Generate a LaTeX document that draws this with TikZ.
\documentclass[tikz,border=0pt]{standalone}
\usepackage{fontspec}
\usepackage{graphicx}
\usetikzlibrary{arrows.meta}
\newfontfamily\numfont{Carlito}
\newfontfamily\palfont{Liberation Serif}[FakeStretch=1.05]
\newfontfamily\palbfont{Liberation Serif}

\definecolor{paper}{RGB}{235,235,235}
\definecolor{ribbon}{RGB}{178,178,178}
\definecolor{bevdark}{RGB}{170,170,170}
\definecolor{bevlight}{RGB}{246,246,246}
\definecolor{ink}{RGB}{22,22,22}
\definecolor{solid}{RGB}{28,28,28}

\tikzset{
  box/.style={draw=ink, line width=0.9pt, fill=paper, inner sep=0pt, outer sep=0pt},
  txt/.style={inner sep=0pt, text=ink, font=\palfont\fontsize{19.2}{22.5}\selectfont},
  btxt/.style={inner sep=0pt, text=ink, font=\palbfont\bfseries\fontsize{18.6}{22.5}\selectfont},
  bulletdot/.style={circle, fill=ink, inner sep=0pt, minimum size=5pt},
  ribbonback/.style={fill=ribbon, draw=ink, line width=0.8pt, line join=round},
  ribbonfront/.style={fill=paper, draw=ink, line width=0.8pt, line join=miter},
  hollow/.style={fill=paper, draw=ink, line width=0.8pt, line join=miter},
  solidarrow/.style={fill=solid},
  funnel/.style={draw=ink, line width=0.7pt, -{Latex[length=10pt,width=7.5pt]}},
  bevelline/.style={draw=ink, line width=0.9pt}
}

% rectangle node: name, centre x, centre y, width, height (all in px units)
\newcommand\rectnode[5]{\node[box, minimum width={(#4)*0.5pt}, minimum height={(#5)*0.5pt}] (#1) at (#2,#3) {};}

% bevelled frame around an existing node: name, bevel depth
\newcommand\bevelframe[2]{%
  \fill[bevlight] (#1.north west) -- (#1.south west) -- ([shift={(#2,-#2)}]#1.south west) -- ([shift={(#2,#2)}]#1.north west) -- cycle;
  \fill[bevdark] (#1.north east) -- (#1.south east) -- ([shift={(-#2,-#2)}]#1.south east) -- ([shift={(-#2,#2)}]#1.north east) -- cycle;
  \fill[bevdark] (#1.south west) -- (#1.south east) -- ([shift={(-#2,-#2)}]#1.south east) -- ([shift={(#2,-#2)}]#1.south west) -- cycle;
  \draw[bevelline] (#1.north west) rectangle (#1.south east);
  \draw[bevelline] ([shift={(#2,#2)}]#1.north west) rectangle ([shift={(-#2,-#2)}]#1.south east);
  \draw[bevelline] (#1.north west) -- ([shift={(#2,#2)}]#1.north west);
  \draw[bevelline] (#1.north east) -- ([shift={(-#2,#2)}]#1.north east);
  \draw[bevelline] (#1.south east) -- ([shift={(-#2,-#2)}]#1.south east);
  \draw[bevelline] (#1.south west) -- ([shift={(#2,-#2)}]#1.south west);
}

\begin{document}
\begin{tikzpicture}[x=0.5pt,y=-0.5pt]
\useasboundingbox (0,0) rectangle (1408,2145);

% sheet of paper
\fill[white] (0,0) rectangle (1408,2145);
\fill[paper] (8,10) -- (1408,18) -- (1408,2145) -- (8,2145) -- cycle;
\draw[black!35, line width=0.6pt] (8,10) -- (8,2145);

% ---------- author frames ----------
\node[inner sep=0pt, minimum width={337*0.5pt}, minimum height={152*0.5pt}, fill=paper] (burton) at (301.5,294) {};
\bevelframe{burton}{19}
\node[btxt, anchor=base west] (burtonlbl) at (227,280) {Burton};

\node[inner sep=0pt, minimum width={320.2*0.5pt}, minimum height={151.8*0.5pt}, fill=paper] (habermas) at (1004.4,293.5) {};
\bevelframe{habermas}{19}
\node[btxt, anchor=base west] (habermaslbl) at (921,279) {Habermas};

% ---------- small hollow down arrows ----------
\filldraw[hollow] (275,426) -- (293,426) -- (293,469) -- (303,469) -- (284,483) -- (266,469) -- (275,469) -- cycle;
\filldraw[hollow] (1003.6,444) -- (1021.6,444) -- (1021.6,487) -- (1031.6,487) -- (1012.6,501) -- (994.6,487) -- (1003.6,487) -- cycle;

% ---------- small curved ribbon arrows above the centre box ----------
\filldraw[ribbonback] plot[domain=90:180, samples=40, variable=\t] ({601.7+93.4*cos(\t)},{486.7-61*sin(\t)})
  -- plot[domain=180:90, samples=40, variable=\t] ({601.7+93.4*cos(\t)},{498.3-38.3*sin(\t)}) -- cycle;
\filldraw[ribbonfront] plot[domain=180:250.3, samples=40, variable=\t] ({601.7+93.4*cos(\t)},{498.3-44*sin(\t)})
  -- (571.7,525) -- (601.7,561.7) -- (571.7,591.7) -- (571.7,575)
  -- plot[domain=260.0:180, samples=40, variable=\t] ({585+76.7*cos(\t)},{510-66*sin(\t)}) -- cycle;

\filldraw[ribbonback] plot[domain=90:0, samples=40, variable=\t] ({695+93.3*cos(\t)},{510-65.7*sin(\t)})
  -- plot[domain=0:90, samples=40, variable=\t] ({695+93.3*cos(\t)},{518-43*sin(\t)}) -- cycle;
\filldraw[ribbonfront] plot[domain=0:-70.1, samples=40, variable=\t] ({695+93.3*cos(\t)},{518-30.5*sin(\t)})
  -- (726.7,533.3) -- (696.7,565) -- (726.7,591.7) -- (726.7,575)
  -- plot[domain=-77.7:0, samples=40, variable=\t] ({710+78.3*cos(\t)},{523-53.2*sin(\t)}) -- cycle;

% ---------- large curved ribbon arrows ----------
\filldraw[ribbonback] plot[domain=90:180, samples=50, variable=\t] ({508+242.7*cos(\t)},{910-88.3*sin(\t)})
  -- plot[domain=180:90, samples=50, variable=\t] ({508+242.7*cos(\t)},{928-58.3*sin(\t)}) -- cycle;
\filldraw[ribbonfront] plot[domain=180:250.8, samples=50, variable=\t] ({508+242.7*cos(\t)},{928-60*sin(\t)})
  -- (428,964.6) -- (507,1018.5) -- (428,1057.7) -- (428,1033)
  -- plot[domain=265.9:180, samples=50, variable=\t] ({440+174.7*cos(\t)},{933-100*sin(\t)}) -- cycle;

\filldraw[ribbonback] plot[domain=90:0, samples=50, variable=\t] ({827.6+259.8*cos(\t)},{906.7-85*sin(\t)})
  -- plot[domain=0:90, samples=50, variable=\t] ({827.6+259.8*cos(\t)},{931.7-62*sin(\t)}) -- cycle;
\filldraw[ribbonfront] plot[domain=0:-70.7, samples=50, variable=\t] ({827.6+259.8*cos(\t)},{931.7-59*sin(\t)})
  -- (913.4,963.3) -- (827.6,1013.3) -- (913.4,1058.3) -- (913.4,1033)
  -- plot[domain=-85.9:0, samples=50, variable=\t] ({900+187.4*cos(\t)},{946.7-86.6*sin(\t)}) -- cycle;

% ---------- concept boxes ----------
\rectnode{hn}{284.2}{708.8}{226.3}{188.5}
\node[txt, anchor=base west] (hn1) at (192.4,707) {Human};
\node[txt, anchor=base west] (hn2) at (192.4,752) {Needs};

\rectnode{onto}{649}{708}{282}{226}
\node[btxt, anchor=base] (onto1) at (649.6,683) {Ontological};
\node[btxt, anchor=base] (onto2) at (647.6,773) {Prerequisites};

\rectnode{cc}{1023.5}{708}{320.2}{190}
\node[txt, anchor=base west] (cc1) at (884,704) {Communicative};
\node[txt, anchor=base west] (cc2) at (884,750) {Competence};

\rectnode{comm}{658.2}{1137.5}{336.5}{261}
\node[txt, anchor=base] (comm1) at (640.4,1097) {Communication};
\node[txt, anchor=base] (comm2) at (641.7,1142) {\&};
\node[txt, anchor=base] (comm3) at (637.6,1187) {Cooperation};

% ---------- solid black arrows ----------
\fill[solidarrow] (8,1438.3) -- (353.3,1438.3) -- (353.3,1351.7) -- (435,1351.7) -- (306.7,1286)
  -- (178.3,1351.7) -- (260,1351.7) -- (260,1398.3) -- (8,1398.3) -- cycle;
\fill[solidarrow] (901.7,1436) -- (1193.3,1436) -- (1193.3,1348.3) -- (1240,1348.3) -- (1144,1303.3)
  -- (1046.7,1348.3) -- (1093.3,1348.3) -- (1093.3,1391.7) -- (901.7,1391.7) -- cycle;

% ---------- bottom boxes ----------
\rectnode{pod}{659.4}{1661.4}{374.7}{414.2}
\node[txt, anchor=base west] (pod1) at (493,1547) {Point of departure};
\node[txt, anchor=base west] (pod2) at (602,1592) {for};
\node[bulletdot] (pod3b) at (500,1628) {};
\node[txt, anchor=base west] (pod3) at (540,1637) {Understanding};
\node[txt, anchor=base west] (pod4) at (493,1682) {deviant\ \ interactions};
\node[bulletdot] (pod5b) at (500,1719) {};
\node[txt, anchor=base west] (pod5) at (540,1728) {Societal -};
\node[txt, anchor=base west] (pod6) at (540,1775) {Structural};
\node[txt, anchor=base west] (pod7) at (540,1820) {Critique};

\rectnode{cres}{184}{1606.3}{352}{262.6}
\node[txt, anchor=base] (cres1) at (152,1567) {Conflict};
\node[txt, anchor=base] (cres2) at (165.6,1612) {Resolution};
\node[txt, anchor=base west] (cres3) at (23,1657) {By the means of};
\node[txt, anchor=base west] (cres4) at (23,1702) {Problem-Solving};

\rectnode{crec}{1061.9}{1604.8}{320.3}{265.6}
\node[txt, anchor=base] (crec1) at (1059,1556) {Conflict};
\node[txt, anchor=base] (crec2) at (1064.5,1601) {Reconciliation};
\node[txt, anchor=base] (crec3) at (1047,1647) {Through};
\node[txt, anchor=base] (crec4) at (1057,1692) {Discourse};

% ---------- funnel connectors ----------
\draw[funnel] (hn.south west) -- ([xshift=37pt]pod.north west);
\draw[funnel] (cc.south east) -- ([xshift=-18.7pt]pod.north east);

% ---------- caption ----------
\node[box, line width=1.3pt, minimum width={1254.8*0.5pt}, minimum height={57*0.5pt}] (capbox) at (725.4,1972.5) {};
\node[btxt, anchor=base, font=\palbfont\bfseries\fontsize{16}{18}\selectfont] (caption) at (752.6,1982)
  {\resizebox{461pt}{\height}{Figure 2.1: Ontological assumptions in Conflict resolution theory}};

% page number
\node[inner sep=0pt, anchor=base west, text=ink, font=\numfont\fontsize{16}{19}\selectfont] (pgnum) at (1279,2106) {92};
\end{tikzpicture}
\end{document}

== What you need to do ==
Return the opening line of the data and every line after it through the line containing "(#1) at (#2,#3)", please, exactly as written and with nothing added.

== Written answer ==
Generate a LaTeX document that draws this with TikZ.
\documentclass[tikz,border=0pt]{standalone}
\usepackage{fontspec}
\usepackage{graphicx}
\usetikzlibrary{arrows.meta}
\newfontfamily\numfont{Carlito}
\newfontfamily\palfont{Liberation Serif}[FakeStretch=1.05]
\newfontfamily\palbfont{Liberation Serif}

\definecolor{paper}{RGB}{235,235,235}
\definecolor{ribbon}{RGB}{178,178,178}
\definecolor{bevdark}{RGB}{170,170,170}
\definecolor{bevlight}{RGB}{246,246,246}
\definecolor{ink}{RGB}{22,22,22}
\definecolor{solid}{RGB}{28,28,28}

\tikzset{
  box/.style={draw=ink, line width=0.9pt, fill=paper, inner sep=0pt, outer sep=0pt},
  txt/.style={inner sep=0pt, text=ink, font=\palfont\fontsize{19.2}{22.5}\selectfont},
  btxt/.style={inner sep=0pt, text=ink, font=\palbfont\bfseries\fontsize{18.6}{22.5}\selectfont},
  bulletdot/.style={circle, fill=ink, inner sep=0pt, minimum size=5pt},
  ribbonback/.style={fill=ribbon, draw=ink, line width=0.8pt, line join=round},
  ribbonfront/.style={fill=paper, draw=ink, line width=0.8pt, line join=miter},
  hollow/.style={fill=paper, draw=ink, line width=0.8pt, line join=miter},
  solidarrow/.style={fill=solid},
  funnel/.style={draw=ink, line width=0.7pt, -{Latex[length=10pt,width=7.5pt]}},
  bevelline/.style={draw=ink, line width=0.9pt}
}

% rectangle node: name, centre x, centre y, width, height (all in px units)
\newcommand\rectnode[5]{\node[box, minimum width={(#4)*0.5pt}, minimum height={(#5)*0.5pt}] (#1) at (#2,#3) {};}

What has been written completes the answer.